Right about this time, I would normally sign off and let you go. Not today. After my umpteenth report (this one containing eight examples of vulnerabilities), I’ve decided to end my research. I don’t regret persuing it because, frankly, nobody else has bothered doing something similar. It needed to be done. It should have been done years ago but apparently nobody cared enough to dig around for the truth before now (myself included) or their study/articles never saw widespread attention. What started out as a quick expedition to serve my own curiousity about whether PHP needed yet another HTML sanitiser has ended up uncovering what I now suspect is a massive problem. A problem which has been ignored, sidelined and is subject to a continuing campaign of deliberate or unintentional misinformation which conceals a simple truth.
Regex based HTML sanitisation is an utter failure. A disgrace. A terrifying menace to PHP security which must, at all costs, be eradicated. Now. I don’t care if you swear blind your Regex solution works – it doesn’t and you’re either insane, ignorant or a fucking moron to believe otherwise. Your shit is useless. If you keep offering it for download and pushing its “benefits” on users, you are perpetuating a practice of inflicting security vulnerabilities on those users who trust you.
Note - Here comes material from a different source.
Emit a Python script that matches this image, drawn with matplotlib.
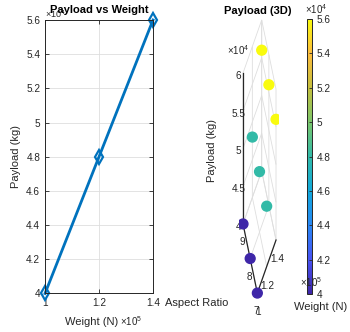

I don’t believe that you are all doing this deliberately but you are going to have start asking yourself some tough questions about what exactly you’re doing to the PHP community because of your ignorance. What is PHP? That joke of a horribly insecure language that sucks compared to everything else or a glowing example of best security practice? Pick one.
If you are a user of such a Regex based HTML Sanitiser, replace it with HTMLPurifier. HTMLPurifier is a library that is reliable, peer reviewed, uses a sound strategy and is phenonomally open about the infrequent vulnerabilities reported against it. There is no such thing as a perfectly secure solution for XSS filtering of HTML but HTMLPurifier gives that statement a run for its money. If HTMLPurifier is honestly too slow for what you need to do, then start hoping you have a dead simple use case which might scrape by with a very restrictive solution. There is no alternative choice.
In approximately five to six weeks (grace period for fixes), I’ll summarise the final set of vulnerabilities I have sent out about HTML Sanitisers.